** START OF RECORDED INFORMATION **

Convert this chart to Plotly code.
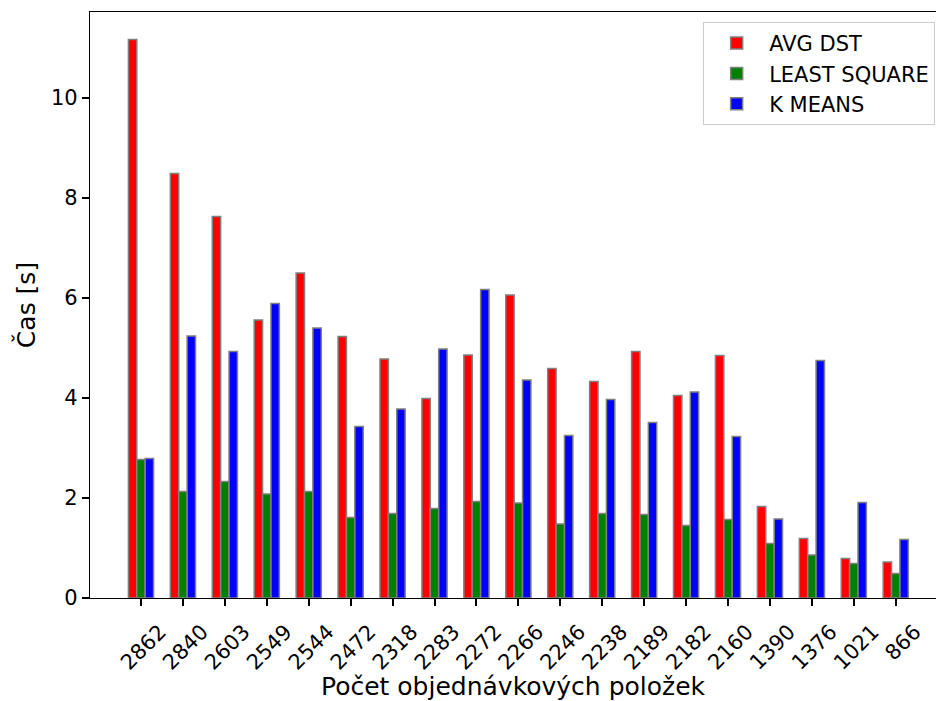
import plotly.graph_objects as go

categories = ["2862", "2840", "2603", "2549", "2544", "2472", "2318", "2283", "2272", "2266",
              "2246", "2238", "2189", "2182", "2160", "1390", "1376", "1021", "866"]
avg_dst = [11.17, 8.49, 7.63, 5.56, 6.50, 5.23, 4.78, 3.99, 4.86, 6.06,
           4.59, 4.33, 4.93, 4.05, 4.85, 1.83, 1.19, 0.79, 0.72]
least_square = [2.77, 2.13, 2.33, 2.08, 2.13, 1.61, 1.69, 1.79, 1.93, 1.90,
                1.48, 1.69, 1.67, 1.45, 1.57, 1.09, 0.86, 0.69, 0.49]
k_means = [2.79, 5.24, 4.93, 5.89, 5.40, 3.43, 3.78, 4.98, 6.17, 4.36,
           3.25, 3.97, 3.51, 4.12, 3.23, 1.58, 4.75, 1.91, 1.17]
series_names = ["AVG DST", "LEAST SQUARE", "K MEANS"]
series_colors = ["#ff0000", "#008000", "#0000ff"]

FONT = "DejaVu Sans"
fig = go.Figure()
for name, vals, col in zip(series_names, [avg_dst, least_square, k_means], series_colors):
    fig.add_trace(go.Bar(x=categories, y=vals, name=name,
                         marker=dict(color=col, line=dict(color="#808080", width=1.5))))

fig.update_layout(
    width=936, height=701,
    margin=dict(l=90, r=0, t=12, b=103),
    barmode="group", bargap=0.4, bargroupgap=0,
    plot_bgcolor="white", paper_bgcolor="white",
    font=dict(family=FONT, size=21, color="black"),
    legend=dict(x=0.999, xanchor="right", y=0.983, yanchor="top",
                bordercolor="#cccccc", borderwidth=1, bgcolor="rgba(255,255,255,0.8)",
                itemwidth=55, font=dict(family=FONT, size=21)),
)
fig.update_xaxes(
    type="category", range=[-1.216, 18.96],
    showline=True, linecolor="black", linewidth=1.3, mirror=True,
    ticks="outside", ticklen=7, tickwidth=1.5, tickcolor="black",
    tickangle=-45, ticklabelshift=19, ticklabelstandoff=5,
    tickfont=dict(size=21),
    showgrid=False,
    title=dict(text="Počet objednávkových položek", font=dict(size=25), standoff=3),
)
fig.update_yaxes(
    range=[0, 11.72], dtick=2,
    showline=True, linecolor="black", linewidth=1.3, mirror=False,
    ticks="outside", ticklen=7, tickwidth=1.5, tickcolor="black",
    tickfont=dict(size=21),
    showgrid=False, zeroline=False,
    title=dict(text="Čas [s]", font=dict(size=25), standoff=8),
)
fig.write_html("out.html")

** END OF RECORDED INFORMATION **

_TO BE DONE_
Keep the pictures out of the copy and return the rest of the data above exactly.

_FINISHED TASK_
Convert this chart to Plotly code.
import plotly.graph_objects as go

categories = ["2862", "2840", "2603", "2549", "2544", "2472", "2318", "2283", "2272", "2266",
              "2246", "2238", "2189", "2182", "2160", "1390", "1376", "1021", "866"]
avg_dst = [11.17, 8.49, 7.63, 5.56, 6.50, 5.23, 4.78, 3.99, 4.86, 6.06,
           4.59, 4.33, 4.93, 4.05, 4.85, 1.83, 1.19, 0.79, 0.72]
least_square = [2.77, 2.13, 2.33, 2.08, 2.13, 1.61, 1.69, 1.79, 1.93, 1.90,
                1.48, 1.69, 1.67, 1.45, 1.57, 1.09, 0.86, 0.69, 0.49]
k_means = [2.79, 5.24, 4.93, 5.89, 5.40, 3.43, 3.78, 4.98, 6.17, 4.36,
           3.25, 3.97, 3.51, 4.12, 3.23, 1.58, 4.75, 1.91, 1.17]
series_names = ["AVG DST", "LEAST SQUARE", "K MEANS"]
series_colors = ["#ff0000", "#008000", "#0000ff"]

FONT = "DejaVu Sans"
fig = go.Figure()
for name, vals, col in zip(series_names, [avg_dst, least_square, k_means], series_colors):
    fig.add_trace(go.Bar(x=categories, y=vals, name=name,
                         marker=dict(color=col, line=dict(color="#808080", width=1.5))))

fig.update_layout(
    width=936, height=701,
    margin=dict(l=90, r=0, t=12, b=103),
    barmode="group", bargap=0.4, bargroupgap=0,
    plot_bgcolor="white", paper_bgcolor="white",
    font=dict(family=FONT, size=21, color="black"),
    legend=dict(x=0.999, xanchor="right", y=0.983, yanchor="top",
                bordercolor="#cccccc", borderwidth=1, bgcolor="rgba(255,255,255,0.8)",
                itemwidth=55, font=dict(family=FONT, size=21)),
)
fig.update_xaxes(
    type="category", range=[-1.216, 18.96],
    showline=True, linecolor="black", linewidth=1.3, mirror=True,
    ticks="outside", ticklen=7, tickwidth=1.5, tickcolor="black",
    tickangle=-45, ticklabelshift=19, ticklabelstandoff=5,
    tickfont=dict(size=21),
    showgrid=False,
    title=dict(text="Počet objednávkových položek", font=dict(size=25), standoff=3),
)
fig.update_yaxes(
    range=[0, 11.72], dtick=2,
    showline=True, linecolor="black", linewidth=1.3, mirror=False,
    ticks="outside", ticklen=7, tickwidth=1.5, tickcolor="black",
    tickfont=dict(size=21),
    showgrid=False, zeroline=False,
    title=dict(text="Čas [s]", font=dict(size=25), standoff=8),
)
fig.write_html("out.html")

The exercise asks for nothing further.